Arlo heard this and stopped. He turned around to look at his new classmates all watching him. My heart broke.

Sempai David answered the question with, “We don’t talk about our classmates unless we’re encouraging them. So let’s cheer him on!” Then he started clapping his hands and said, “Go, Arlo! Go, Arlo! Go, Arlo!” Soon the whole class was joyfully joining in on the chant, jumping up and down, discovering how much more fun that was than pointing out his “flaws.”

Arlo continued on with a smile and finished the lap. His team lost. Sempai David congratulated the winning team and said, “The bear crawl is a fun race, but all of you were so set on being the fastest and winning, that each one of you fell as you scrambled across the mat. All of you except one. Do you know who was the only student who didn’t fall?”

One by one the students all said, “Arlo.”

“That’s right,” Sempai David said. “And the reason he didn’t fall was because he was paying attention to his form instead of his speed. In martial arts, having perfect form is the goal, not speed.”

They moved on to other activities. At the end of class, Sempai David handed out stripes to be added to students’ belts for accomplishments, and as a way to signify a step closer to earning their next color belt. Several students received a stripe, but Sempai David said someone earned a special patch that day for their gi. He held it up and told everyone, “It says Perfect Form. One of you achieved perfect form today. Do you know who it is?”
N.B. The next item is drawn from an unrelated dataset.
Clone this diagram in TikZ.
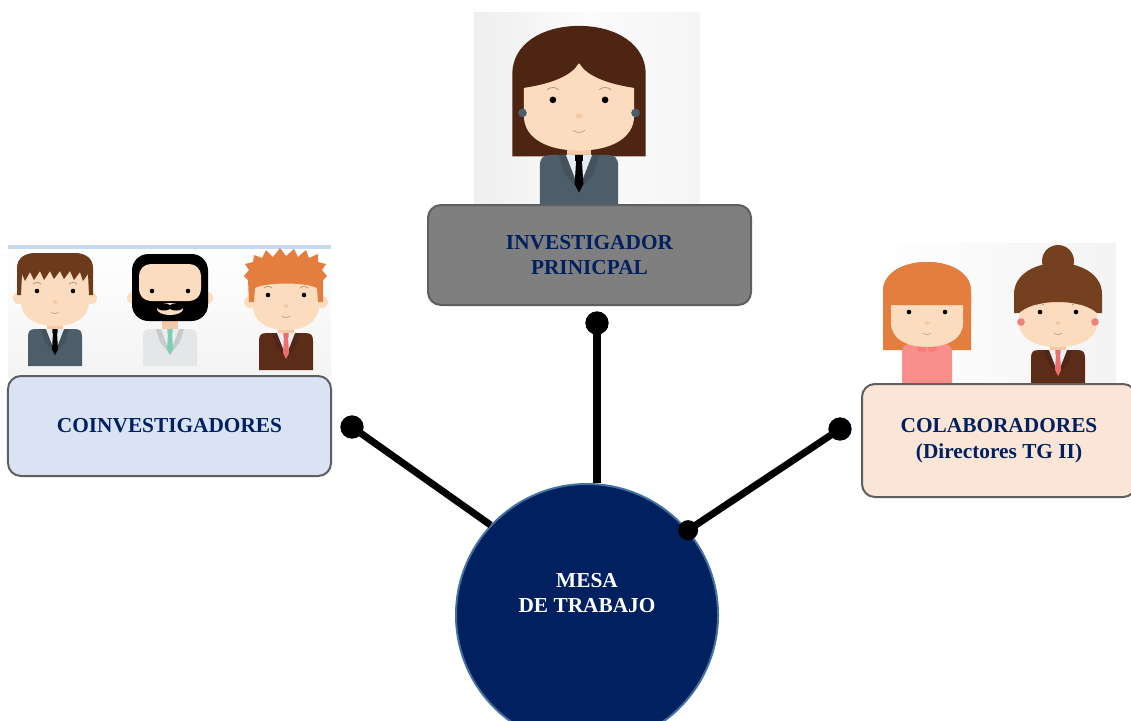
\documentclass[tikz,border=0pt]{standalone}
\usepackage{fontspec}
\setmainfont{Liberation Serif}

\definecolor{skin}{HTML}{FCDCBF}
\definecolor{skinshade}{HTML}{F3C9A8}
\definecolor{navy}{HTML}{002060}
\definecolor{rimblue}{HTML}{41719C}
\definecolor{boxline}{HTML}{5F5F5F}
\definecolor{invgray}{HTML}{7F7F7F}
\definecolor{coinvblue}{HTML}{DAE3F3}
\definecolor{colabpeach}{HTML}{FBE5D6}
\definecolor{stripblue}{HTML}{C6D9F1}
\definecolor{slatesuit}{HTML}{4D5D69}
\definecolor{brownsuit}{HTML}{5B2C17}
\definecolor{shirtwhite}{HTML}{E8EDF1}
\definecolor{shirtgray}{HTML}{E4E6E8}
\definecolor{tiepink}{HTML}{EE6E6E}
\definecolor{tieteal}{HTML}{7FCDB3}
\definecolor{hairbrown}{HTML}{6E3A1C}
\definecolor{hairdark}{HTML}{4E2412}
\definecolor{hairorange}{HTML}{E47E3E}
\definecolor{hairbun}{HTML}{74401F}
\definecolor{blousepink}{HTML}{F98F8B}
\definecolor{earpink}{HTML}{F2807A}

\newcommand\diagfont{\fontsize{18.2}{22}\selectfont\bfseries}

\tikzset{
  box/.style={draw=boxline, line width=1.7pt, rounded corners=11pt, text=navy,
              align=center, font=\diagfont},
  ball/.style={circle, fill=black, inner sep=0pt, minimum size=0.7cm},
  link/.style={line width=6pt},
  brow/.style={draw=skinshade!70!black, line width=0.6pt},
  pics/ears/.style={code={\fill[skin] (-#1,0) circle (6) (#1,0) circle (6);}},
  pics/face/.style={code={
    \fill[skin] (-#1,-32) -- (#1,-32) -- (#1,4) .. controls (#1,20) and ({0.55*#1},28) .. (0,28)
      .. controls ({-0.55*#1},28) and (-#1,20) .. (-#1,4) -- cycle;
    \fill (-18,-7) circle (2.3) (18,-7) circle (2.3);
    \draw[brow] (-22,-14) .. controls (-20,-16) and (-16,-16) .. (-14,-14)
                (14,-14) .. controls (16,-16) and (20,-16) .. (22,-14);
    \fill[skinshade] (0,4) ellipse (2.6 and 1.8);
    \draw[skinshade!80!black, line width=0.6pt] (-4,14) .. controls (-2,16) and (2,16) .. (4,14);
  }},
  pics/suit/.style 2 args={code={
    \fill[skinshade] (-8,20) rectangle (8,34);
    \fill[#1] (-27,68) -- (-27,39) .. controls (-27,33) and (-25,31) .. (-19,31) -- (19,31)
      .. controls (25,31) and (27,33) .. (27,39) -- (27,68) -- cycle;
    \fill[#1!88!black] (-14,31) -- (-9,31) -- (0,56) -- (-10,44) -- cycle
                       (14,31) -- (9,31) -- (0,56) -- (10,44) -- cycle;
    \fill[shirtwhite] (-9,31) -- (9,31) -- (0,54) -- cycle;
    \fill[#2] (-2.6,31) rectangle (2.6,35) (-2,35) -- (2,35) -- (3,51) -- (0,57) -- (-3,51) -- cycle;
  }},
}

\begin{document}
\begin{tikzpicture}[x={(0.03cm,0)}, y={(0,-0.03cm)}]
\clip (0,0) rectangle (1131,720);
\fill[white] (0,0) rectangle (1131,720);

% photo backgrounds
\fill[left color=gray!13, right color=gray!8, middle color=gray!3] (474,12) rectangle (700,205);
\fill[top color=white, bottom color=gray!9] (8,245) rectangle (331,376);
\fill[stripblue] (8,245) rectangle (331,249);
\fill[left color=white, right color=gray!9] (866,243) rectangle (1116,385);

% principal investigator
\begin{scope}[shift={(579,110)}, scale=1.45]
  \fill[hairdark] (-46,32) -- (-46,-25) .. controls (-46,-45) and (-26,-58) .. (0,-58)
    .. controls (26,-58) and (46,-45) .. (46,-25) -- (46,32) -- cycle;
  \pic[transform shape] {suit={slatesuit}{black}};
  \pic[transform shape] {face=38};
  \fill[hairdark] (-40,-15) .. controls (-25,-17) and (-5,-22) .. (0,-33)
    .. controls (5,-22) and (25,-17) .. (40,-15) -- (40,-35)
    .. controls (30,-50) and (-30,-50) .. (-40,-35) -- cycle;
  \fill[slatesuit] (-39,2) circle (3) (39,2) circle (3);
\end{scope}

% coinvestigators
\begin{scope}[shift={(55,298)}]
  \pic {suit={slatesuit}{black}};
  \pic {ears=36};
  \pic {face=34};
  \fill[hairbrown] (-38,-3) -- (-38,-30) .. controls (-38,-40) and (-30,-45) .. (-20,-45) -- (20,-45)
    .. controls (30,-45) and (38,-40) .. (38,-30) -- (38,-3) -- (34,-3) -- (33,-24) -- (28,-17)
    -- (25,-26) -- (19,-18) -- (15,-27) -- (9,-19) -- (5,-27) -- (-1,-19) -- (-5,-27) -- (-11,-18)
    -- (-15,-27) -- (-21,-18) -- (-25,-26) -- (-30,-17) -- (-33,-24) -- (-34,-3) -- cycle;
\end{scope}
\begin{scope}[shift={(170,298)}]
  \pic {suit={shirtgray}{tieteal}};
  \pic {ears=37};
  \fill[black, rounded corners=14pt] (-38,-44) rectangle (38,23);
  \fill[skin, rounded corners=10pt] (-31,-34) rectangle (31,3);
  \fill[skin] (0,11) ellipse (13 and 6);
  \fill (-6,9) ellipse (7 and 3.5) (6,9) ellipse (7 and 3.5);
  \fill (-18,-7) circle (2.3) (18,-7) circle (2.3);
\end{scope}
\begin{scope}[shift={(286,302)}]
  \pic {suit={brownsuit}{tiepink}};
  \pic {ears=36};
  \pic {face=33};
  \fill[hairorange] (-37,0) -- (-38,-22) -- (-42,-26) -- (-37,-32) -- (-41,-38) -- (-33,-40)
    -- (-32,-47) -- (-24,-44) -- (-20,-52) -- (-13,-45) -- (-6,-54) -- (0,-46) -- (8,-53)
    -- (12,-45) -- (20,-52) -- (23,-44) -- (32,-48) -- (32,-40) -- (40,-38) -- (36,-32)
    -- (41,-26) -- (37,-22) -- (37,0) -- (32,0) -- (31,-14) .. controls (20,-20) and (-20,-20) .. (-31,-14)
    -- (-32,0) -- cycle;
\end{scope}

% collaborators
\begin{scope}[shift={(927,319)}]
  \fill[hairorange] (-44,31) -- (-44,-28) .. controls (-44,-46) and (-24,-57) .. (0,-57)
    .. controls (24,-57) and (44,-46) .. (44,-28) -- (44,31) -- cycle;
  \fill[skinshade] (-7,18) rectangle (7,27);
  \fill[blousepink] (-25,68) -- (-25,34) .. controls (-25,27) and (-22,25) .. (-16,25) -- (16,25)
    .. controls (22,25) and (25,27) .. (25,34) -- (25,68) -- cycle;
  \fill[blousepink!85!red] (-11,24) -- (0,27) -- (-2,33) -- (-9,32) -- cycle
                           (11,24) -- (0,27) -- (2,33) -- (9,32) -- cycle;
  \pic {face=36};
  \fill[hairorange] (-44,-14) -- (-44,-28) .. controls (-44,-46) and (-24,-57) .. (0,-57)
    .. controls (24,-57) and (44,-46) .. (44,-28) -- (44,-14) -- cycle;
\end{scope}
\begin{scope}[shift={(1058,319)}]
  \fill[hairbun] (0,-58) circle (16);
  \pic {suit={brownsuit}{tiepink}};
  \pic {face=39};
  \fill[hairbun] (-44,-6) -- (-44,-25) .. controls (-44,-44) and (-24,-56) .. (0,-56)
    .. controls (24,-56) and (44,-44) .. (44,-25) -- (44,-6) -- (39,-6)
    .. controls (30,-14) and (15,-17) .. (0,-17) .. controls (-15,-17) and (-30,-14) .. (-39,-6) -- cycle;
  \fill[earpink] (-37,3) circle (3.8) (37,3) circle (3.8);
\end{scope}

% boxes
\node[box, fill=invgray, minimum width=9.69cm, minimum height=3cm] (inv) at (589.5,255) {INVESTIGADOR\\PRINICPAL};
\node[box, fill=coinvblue, minimum width=9.69cm, minimum height=3cm] (coinv) at (169.5,426) {COINVESTIGADORES};
\node[box, fill=colabpeach, minimum width=8.22cm, minimum height=3.39cm] (colab) at (999,440.5) {COLABORADORES\\(Directores TG II)};

% centre and its links
\node[circle, fill=navy, draw=rimblue, line width=1.7pt, minimum size=7.86cm, inner sep=0pt] (mesa) at (587,615) {};
\node[ball] (ballT) at (597,323) {};
\node[ball] (ballL) at (352,427) {};
\node[ball] (ballR) at (840,429) {};
\draw[link] (ballT.center) -- (ballT |- mesa.north);
\draw[link] (ballL.center) -- (mesa.137);
\draw[link] (ballR.center) -- (mesa.40);
\node[ball, minimum size=0.6cm] (ballRin) at (mesa.40) {};
\node[text=white, align=center, font=\diagfont] (mesalabel) at (587,593) {MESA\\DE TRABAJO};
\end{tikzpicture}
\end{document}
One by one, each student answered. “Arlo!” Again they all clapped and cheered for him as he got up to receive his patch with a big, proud smile on his face.

After class, all I could say to Sempai David was, “Thank you,” a loaded couple of words. If I had said more at the time, I would have risked breaking down in tears. I was not only grateful, but in awe of how he took the new “different” kid and turned him into a role model simply by recognizing his unique qualities and celebrating them. I was thankful that he showed a bunch of kids how much more fun it is to celebrate and encourage others rather than cutting them down and excluding them. And although they did not know it, that day each kid experienced how much better they felt about themselves by participating in inclusion. That is how it’s done.